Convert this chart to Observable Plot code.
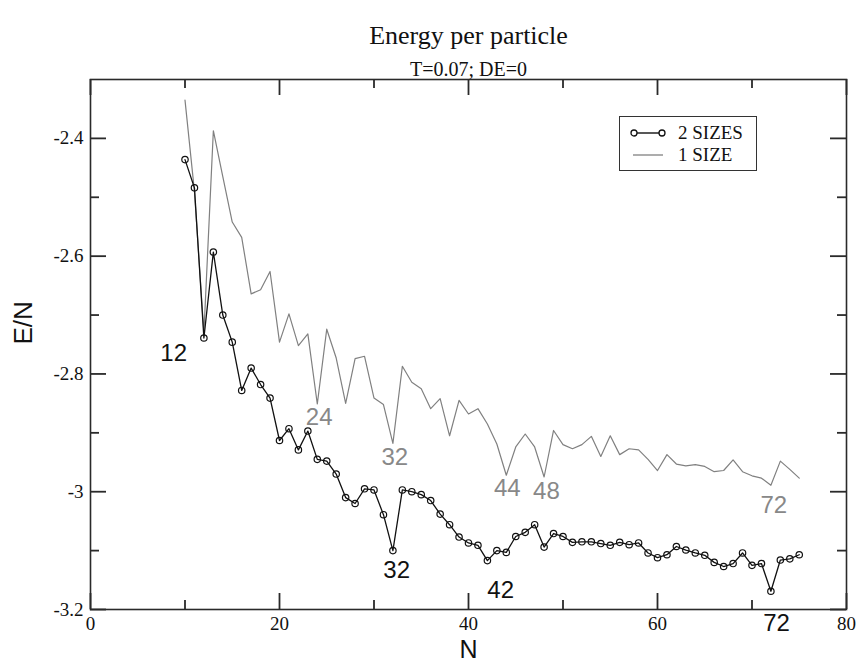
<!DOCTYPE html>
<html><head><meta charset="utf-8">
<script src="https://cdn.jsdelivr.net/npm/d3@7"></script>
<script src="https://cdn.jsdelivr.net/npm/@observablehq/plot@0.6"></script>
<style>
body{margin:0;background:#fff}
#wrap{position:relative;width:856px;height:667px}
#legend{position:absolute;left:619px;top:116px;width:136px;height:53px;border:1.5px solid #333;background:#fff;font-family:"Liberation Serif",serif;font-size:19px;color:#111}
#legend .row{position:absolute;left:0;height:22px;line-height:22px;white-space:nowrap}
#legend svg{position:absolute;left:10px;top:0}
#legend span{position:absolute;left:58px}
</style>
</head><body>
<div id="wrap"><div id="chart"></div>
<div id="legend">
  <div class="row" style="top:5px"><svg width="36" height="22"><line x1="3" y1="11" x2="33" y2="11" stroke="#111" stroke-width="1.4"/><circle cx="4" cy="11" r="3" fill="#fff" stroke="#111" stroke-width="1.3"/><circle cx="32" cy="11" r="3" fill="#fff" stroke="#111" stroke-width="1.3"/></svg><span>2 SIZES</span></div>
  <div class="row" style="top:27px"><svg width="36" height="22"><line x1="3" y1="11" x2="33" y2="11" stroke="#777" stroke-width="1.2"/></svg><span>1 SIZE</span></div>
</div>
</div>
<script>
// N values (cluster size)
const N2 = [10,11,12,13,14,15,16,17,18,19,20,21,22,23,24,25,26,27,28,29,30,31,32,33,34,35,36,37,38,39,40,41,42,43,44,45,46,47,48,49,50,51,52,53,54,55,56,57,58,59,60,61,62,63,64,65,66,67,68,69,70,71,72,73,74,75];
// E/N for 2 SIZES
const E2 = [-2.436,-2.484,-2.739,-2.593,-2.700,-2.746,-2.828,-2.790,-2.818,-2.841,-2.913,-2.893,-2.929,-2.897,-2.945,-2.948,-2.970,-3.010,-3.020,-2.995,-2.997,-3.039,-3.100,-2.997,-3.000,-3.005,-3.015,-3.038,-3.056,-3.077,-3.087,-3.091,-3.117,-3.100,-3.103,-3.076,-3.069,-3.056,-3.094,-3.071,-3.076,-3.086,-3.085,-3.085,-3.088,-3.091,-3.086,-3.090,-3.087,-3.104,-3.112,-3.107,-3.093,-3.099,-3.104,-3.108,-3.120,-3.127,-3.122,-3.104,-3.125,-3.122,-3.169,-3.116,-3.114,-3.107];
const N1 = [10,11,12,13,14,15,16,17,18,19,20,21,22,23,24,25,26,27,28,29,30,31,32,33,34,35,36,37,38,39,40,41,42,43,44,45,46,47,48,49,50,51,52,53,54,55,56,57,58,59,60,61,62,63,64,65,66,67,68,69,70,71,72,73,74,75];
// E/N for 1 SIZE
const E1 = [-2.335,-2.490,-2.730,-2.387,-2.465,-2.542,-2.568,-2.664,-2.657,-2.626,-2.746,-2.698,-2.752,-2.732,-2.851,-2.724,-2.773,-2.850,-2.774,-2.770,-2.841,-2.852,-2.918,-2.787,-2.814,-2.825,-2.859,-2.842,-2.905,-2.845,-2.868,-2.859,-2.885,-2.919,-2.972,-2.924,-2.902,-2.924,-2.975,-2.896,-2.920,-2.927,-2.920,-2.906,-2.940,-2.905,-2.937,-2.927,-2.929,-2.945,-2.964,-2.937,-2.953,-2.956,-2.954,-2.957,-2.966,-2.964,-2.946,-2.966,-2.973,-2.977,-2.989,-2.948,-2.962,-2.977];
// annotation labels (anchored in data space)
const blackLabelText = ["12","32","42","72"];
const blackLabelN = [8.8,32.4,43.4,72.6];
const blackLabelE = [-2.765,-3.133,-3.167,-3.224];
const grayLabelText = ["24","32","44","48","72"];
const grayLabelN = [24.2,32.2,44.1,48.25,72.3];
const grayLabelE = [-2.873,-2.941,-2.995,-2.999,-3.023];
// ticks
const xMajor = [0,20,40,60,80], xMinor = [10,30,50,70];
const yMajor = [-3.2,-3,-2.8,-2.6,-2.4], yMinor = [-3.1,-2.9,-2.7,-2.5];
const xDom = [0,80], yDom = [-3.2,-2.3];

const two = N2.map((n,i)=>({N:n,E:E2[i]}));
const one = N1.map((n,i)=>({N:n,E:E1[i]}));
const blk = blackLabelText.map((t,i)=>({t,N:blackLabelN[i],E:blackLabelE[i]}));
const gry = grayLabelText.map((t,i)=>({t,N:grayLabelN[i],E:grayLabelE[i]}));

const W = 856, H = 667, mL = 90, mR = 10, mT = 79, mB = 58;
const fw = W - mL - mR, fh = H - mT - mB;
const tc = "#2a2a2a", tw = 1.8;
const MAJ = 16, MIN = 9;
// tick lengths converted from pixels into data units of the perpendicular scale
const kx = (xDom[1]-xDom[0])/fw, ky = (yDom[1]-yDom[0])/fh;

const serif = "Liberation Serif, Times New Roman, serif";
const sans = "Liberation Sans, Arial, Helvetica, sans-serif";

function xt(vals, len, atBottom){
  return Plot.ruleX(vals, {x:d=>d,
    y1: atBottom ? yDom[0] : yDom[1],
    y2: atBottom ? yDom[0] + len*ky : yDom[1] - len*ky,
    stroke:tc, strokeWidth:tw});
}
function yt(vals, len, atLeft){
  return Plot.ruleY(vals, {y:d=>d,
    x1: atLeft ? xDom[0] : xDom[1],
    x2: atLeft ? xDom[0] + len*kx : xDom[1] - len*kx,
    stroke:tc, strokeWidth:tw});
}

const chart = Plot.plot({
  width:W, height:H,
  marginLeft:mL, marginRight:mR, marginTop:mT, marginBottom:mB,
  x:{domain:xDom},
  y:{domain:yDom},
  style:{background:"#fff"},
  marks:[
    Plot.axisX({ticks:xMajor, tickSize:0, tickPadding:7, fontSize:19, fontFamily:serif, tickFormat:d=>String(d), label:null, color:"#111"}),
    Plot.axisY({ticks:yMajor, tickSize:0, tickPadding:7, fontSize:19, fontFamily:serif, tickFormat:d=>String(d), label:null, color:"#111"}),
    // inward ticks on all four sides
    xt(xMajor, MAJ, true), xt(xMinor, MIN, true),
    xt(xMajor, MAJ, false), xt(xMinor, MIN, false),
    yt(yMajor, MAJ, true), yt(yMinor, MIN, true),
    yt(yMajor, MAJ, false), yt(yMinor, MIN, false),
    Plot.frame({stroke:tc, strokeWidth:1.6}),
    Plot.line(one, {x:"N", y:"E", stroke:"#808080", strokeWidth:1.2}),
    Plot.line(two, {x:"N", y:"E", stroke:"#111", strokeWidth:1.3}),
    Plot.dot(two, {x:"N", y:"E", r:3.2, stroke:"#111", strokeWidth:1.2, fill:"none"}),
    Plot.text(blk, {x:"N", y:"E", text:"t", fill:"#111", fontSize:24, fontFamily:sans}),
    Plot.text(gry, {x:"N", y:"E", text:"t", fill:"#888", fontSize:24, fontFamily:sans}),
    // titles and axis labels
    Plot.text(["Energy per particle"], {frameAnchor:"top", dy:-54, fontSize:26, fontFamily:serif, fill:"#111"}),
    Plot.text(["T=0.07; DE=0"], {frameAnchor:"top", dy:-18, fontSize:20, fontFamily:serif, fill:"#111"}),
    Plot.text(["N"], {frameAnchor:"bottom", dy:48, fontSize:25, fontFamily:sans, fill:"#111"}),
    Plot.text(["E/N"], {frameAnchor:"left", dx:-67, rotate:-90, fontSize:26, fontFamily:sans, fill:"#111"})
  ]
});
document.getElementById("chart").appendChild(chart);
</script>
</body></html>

····················

Job: Extract, from the listing above, every line where the string "chart" occurs.

Full output:
Convert this chart to Observable Plot code.
<div id="wrap"><div id="chart"></div>
const chart = Plot.plot({
document.getElementById("chart").appendChild(chart);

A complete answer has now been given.